EXERCISE INPUT ▸
..........

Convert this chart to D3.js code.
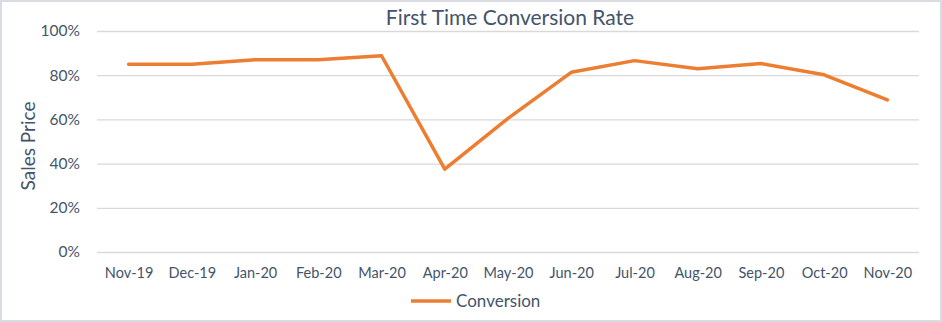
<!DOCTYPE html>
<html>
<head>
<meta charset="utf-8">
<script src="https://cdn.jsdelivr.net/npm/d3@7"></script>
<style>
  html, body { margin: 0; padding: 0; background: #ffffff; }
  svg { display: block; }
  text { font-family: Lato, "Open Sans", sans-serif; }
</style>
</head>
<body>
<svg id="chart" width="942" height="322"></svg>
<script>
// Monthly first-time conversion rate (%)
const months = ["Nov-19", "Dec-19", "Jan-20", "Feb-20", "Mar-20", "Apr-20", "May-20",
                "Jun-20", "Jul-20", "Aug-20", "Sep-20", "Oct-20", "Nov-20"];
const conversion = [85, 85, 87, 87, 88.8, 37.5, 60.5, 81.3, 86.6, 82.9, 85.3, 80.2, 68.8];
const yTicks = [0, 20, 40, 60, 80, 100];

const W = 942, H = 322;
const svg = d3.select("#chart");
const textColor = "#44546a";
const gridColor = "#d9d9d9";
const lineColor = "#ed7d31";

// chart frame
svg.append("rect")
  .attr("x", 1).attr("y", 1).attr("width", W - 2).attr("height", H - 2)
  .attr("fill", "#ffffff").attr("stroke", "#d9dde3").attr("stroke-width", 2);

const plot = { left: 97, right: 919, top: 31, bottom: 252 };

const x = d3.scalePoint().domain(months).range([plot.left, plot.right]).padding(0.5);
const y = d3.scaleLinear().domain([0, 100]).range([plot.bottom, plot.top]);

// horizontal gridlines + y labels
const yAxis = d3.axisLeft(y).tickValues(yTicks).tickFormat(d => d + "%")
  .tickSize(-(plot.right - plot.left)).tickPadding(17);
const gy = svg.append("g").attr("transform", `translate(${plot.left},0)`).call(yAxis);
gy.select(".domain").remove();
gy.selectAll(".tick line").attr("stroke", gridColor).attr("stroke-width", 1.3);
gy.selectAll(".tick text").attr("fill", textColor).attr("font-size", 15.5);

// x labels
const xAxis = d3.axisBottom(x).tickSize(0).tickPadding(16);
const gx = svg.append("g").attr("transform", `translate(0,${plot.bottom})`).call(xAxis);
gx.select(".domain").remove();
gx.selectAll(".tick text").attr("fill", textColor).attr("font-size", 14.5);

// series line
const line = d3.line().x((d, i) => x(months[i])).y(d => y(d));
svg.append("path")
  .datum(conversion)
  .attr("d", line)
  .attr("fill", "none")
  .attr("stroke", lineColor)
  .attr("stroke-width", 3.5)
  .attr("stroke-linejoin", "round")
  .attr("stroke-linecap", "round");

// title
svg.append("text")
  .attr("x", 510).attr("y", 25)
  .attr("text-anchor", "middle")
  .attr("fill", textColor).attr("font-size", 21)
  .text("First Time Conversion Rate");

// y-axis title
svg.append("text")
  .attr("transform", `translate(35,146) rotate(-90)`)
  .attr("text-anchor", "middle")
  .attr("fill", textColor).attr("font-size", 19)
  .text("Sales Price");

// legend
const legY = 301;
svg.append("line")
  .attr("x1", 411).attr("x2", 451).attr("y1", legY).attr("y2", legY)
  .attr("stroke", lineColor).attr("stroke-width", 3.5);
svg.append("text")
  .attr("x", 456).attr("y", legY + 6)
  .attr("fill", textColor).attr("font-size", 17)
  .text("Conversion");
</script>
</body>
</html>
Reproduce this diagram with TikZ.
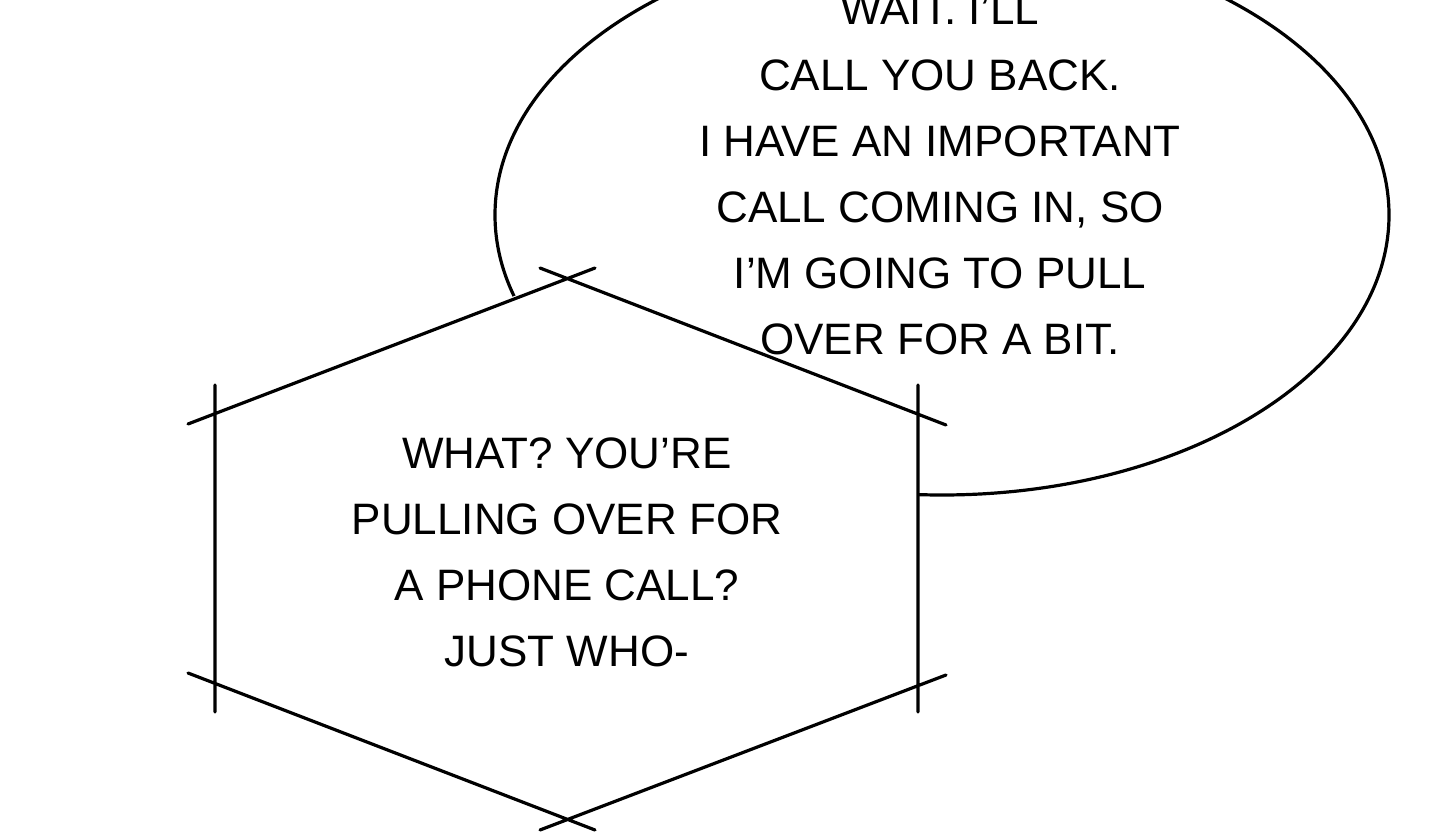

..........

SET PROBLEM ▸
Repeat the records word for word. Any picture in them should be left out.

ANSWER TO THIS EXERCISE ▸
Convert this chart to D3.js code.
<!DOCTYPE html>
<html>
<head>
<meta charset="utf-8">
<script src="https://cdn.jsdelivr.net/npm/d3@7"></script>
<style>
  html, body { margin: 0; padding: 0; background: #ffffff; }
  svg { display: block; }
  text { font-family: Lato, "Open Sans", sans-serif; }
</style>
</head>
<body>
<svg id="chart" width="942" height="322"></svg>
<script>
// Monthly first-time conversion rate (%)
const months = ["Nov-19", "Dec-19", "Jan-20", "Feb-20", "Mar-20", "Apr-20", "May-20",
                "Jun-20", "Jul-20", "Aug-20", "Sep-20", "Oct-20", "Nov-20"];
const conversion = [85, 85, 87, 87, 88.8, 37.5, 60.5, 81.3, 86.6, 82.9, 85.3, 80.2, 68.8];
const yTicks = [0, 20, 40, 60, 80, 100];

const W = 942, H = 322;
const svg = d3.select("#chart");
const textColor = "#44546a";
const gridColor = "#d9d9d9";
const lineColor = "#ed7d31";

// chart frame
svg.append("rect")
  .attr("x", 1).attr("y", 1).attr("width", W - 2).attr("height", H - 2)
  .attr("fill", "#ffffff").attr("stroke", "#d9dde3").attr("stroke-width", 2);

const plot = { left: 97, right: 919, top: 31, bottom: 252 };

const x = d3.scalePoint().domain(months).range([plot.left, plot.right]).padding(0.5);
const y = d3.scaleLinear().domain([0, 100]).range([plot.bottom, plot.top]);

// horizontal gridlines + y labels
const yAxis = d3.axisLeft(y).tickValues(yTicks).tickFormat(d => d + "%")
  .tickSize(-(plot.right - plot.left)).tickPadding(17);
const gy = svg.append("g").attr("transform", `translate(${plot.left},0)`).call(yAxis);
gy.select(".domain").remove();
gy.selectAll(".tick line").attr("stroke", gridColor).attr("stroke-width", 1.3);
gy.selectAll(".tick text").attr("fill", textColor).attr("font-size", 15.5);

// x labels
const xAxis = d3.axisBottom(x).tickSize(0).tickPadding(16);
const gx = svg.append("g").attr("transform", `translate(0,${plot.bottom})`).call(xAxis);
gx.select(".domain").remove();
gx.selectAll(".tick text").attr("fill", textColor).attr("font-size", 14.5);

// series line
const line = d3.line().x((d, i) => x(months[i])).y(d => y(d));
svg.append("path")
  .datum(conversion)
  .attr("d", line)
  .attr("fill", "none")
  .attr("stroke", lineColor)
  .attr("stroke-width", 3.5)
  .attr("stroke-linejoin", "round")
  .attr("stroke-linecap", "round");

// title
svg.append("text")
  .attr("x", 510).attr("y", 25)
  .attr("text-anchor", "middle")
  .attr("fill", textColor).attr("font-size", 21)
  .text("First Time Conversion Rate");

// y-axis title
svg.append("text")
  .attr("transform", `translate(35,146) rotate(-90)`)
  .attr("text-anchor", "middle")
  .attr("fill", textColor).attr("font-size", 19)
  .text("Sales Price");

// legend
const legY = 301;
svg.append("line")
  .attr("x1", 411).attr("x2", 451).attr("y1", legY).attr("y2", legY)
  .attr("stroke", lineColor).attr("stroke-width", 3.5);
svg.append("text")
  .attr("x", 456).attr("y", legY + 6)
  .attr("fill", textColor).attr("font-size", 17)
  .text("Conversion");
</script>
</body>
</html>
Reproduce this diagram with TikZ.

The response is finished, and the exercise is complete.